As was the case with King’s former music students, many former bookstore employees developed friendships that outlasted their time behind the counter.
“The community that develops from shared work—at the bookstore, in an orchestra or elsewhere—is an essential aspect of a creative life that must be protected,” King says. “Communities fertilize themselves in creativity.”
But fostering creative communities is now more difficult than it once was. “People work in far more isolated conditions these days… it’s a hard for many people in the arts to get the [creative] stimulation they used to get.”
Back when King was working as a musician in the 1970s, he’d meet musicians, dancers and other potential collaborators on a regular basis, whether it was through working on the set of a variety television show or through mutual friends. The digital world can be isolating, he says.
In order for creative communities to keep growing, we need to share more creative time together in offline, physical spaces.
Sharman King is an ardent supporter of local booksellers and businesses, choosing to buy from them instead of more affordably priced book sources in Toronto and the US.

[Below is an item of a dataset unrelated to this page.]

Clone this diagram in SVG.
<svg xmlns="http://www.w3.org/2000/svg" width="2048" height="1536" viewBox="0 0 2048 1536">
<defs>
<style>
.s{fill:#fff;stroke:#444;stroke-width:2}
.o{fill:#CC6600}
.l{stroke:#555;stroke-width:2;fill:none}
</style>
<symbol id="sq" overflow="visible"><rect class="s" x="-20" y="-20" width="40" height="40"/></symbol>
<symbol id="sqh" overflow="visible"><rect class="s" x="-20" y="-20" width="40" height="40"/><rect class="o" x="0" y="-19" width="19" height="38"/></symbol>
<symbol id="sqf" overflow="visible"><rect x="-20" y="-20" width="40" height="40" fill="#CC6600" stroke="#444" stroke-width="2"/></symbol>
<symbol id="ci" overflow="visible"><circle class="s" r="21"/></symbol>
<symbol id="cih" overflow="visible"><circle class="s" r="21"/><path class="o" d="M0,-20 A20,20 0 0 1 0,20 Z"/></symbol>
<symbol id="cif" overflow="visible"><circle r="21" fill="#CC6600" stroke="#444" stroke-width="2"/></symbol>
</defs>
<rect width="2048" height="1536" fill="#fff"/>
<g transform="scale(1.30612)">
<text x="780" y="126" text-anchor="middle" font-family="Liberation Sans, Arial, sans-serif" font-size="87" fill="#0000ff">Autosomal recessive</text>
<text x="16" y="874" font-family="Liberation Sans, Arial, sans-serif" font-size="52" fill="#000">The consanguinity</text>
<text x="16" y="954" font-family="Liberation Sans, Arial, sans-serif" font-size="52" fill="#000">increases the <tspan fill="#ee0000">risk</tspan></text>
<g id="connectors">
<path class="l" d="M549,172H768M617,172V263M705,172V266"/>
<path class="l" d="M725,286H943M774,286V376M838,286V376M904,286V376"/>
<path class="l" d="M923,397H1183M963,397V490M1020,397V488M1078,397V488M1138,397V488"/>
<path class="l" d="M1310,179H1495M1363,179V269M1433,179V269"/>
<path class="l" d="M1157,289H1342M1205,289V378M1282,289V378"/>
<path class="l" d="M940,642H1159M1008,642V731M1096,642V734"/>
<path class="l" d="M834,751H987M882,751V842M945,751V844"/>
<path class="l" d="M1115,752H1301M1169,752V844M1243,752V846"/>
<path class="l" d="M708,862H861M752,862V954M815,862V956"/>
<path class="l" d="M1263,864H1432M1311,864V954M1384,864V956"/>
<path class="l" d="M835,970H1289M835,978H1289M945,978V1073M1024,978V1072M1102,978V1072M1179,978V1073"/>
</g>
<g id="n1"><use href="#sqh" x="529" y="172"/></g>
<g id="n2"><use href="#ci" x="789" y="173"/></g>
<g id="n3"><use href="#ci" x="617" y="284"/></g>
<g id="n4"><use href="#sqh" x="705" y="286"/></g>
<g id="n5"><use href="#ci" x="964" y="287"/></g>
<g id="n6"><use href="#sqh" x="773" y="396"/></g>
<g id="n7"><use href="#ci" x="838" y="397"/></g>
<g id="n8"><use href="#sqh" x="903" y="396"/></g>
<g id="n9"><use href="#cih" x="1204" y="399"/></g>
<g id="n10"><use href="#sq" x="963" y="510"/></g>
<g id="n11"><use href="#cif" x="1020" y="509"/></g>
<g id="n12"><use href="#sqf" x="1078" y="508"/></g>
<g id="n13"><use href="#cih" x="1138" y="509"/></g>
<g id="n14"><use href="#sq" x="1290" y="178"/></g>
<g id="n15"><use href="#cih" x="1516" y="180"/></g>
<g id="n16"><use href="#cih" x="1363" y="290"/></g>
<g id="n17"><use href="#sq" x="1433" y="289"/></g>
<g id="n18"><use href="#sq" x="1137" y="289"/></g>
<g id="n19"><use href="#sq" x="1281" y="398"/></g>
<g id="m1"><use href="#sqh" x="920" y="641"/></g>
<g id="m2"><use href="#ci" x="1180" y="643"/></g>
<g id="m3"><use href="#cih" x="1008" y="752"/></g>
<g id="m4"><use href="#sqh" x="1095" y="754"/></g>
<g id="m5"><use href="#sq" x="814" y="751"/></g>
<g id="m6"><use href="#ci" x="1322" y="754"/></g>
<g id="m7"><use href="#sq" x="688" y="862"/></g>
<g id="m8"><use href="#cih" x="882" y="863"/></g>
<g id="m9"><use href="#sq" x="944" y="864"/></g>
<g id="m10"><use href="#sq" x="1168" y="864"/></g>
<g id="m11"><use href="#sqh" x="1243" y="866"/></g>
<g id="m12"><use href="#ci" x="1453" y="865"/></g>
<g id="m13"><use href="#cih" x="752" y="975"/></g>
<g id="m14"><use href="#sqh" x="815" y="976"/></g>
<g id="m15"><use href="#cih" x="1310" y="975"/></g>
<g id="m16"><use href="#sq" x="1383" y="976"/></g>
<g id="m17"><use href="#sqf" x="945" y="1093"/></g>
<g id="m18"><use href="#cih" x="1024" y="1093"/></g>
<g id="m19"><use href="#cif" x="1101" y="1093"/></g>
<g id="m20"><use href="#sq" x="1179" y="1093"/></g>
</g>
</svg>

Amidst big-box competition and a long history of bookstores forced to close in Vancouver, King attributes the ongoing success of Book Warehouse to commonsense business smarts. He’s built his business on conservative operating principles, no debt since the store’s first operating year, paying bills on time and never taking on more inventory than the store can handle.
King has been a voracious reader since he was a child growing up in Trail, BC, where he would frequent the local library. But he has trouble naming a favourite book.
“I wouldn’t want to narrow it down to a book,” he says. “I would narrow it down to the general habit of assimilating knowledge through reading. That it can take you places that you could never go—physically, emotionally, intellectually, sexually. You name any way and you can go there in a book.”
“As our civilization evolves, the breadth of education we give our young people is paramount. We need to have a general arts education. We have to know history,” he continues.
“We need to be aware. And the best way to be aware is lots of reading. It’s a crucial thing. We need to keep that intellectual curiosity and growth going in as many people as we can.”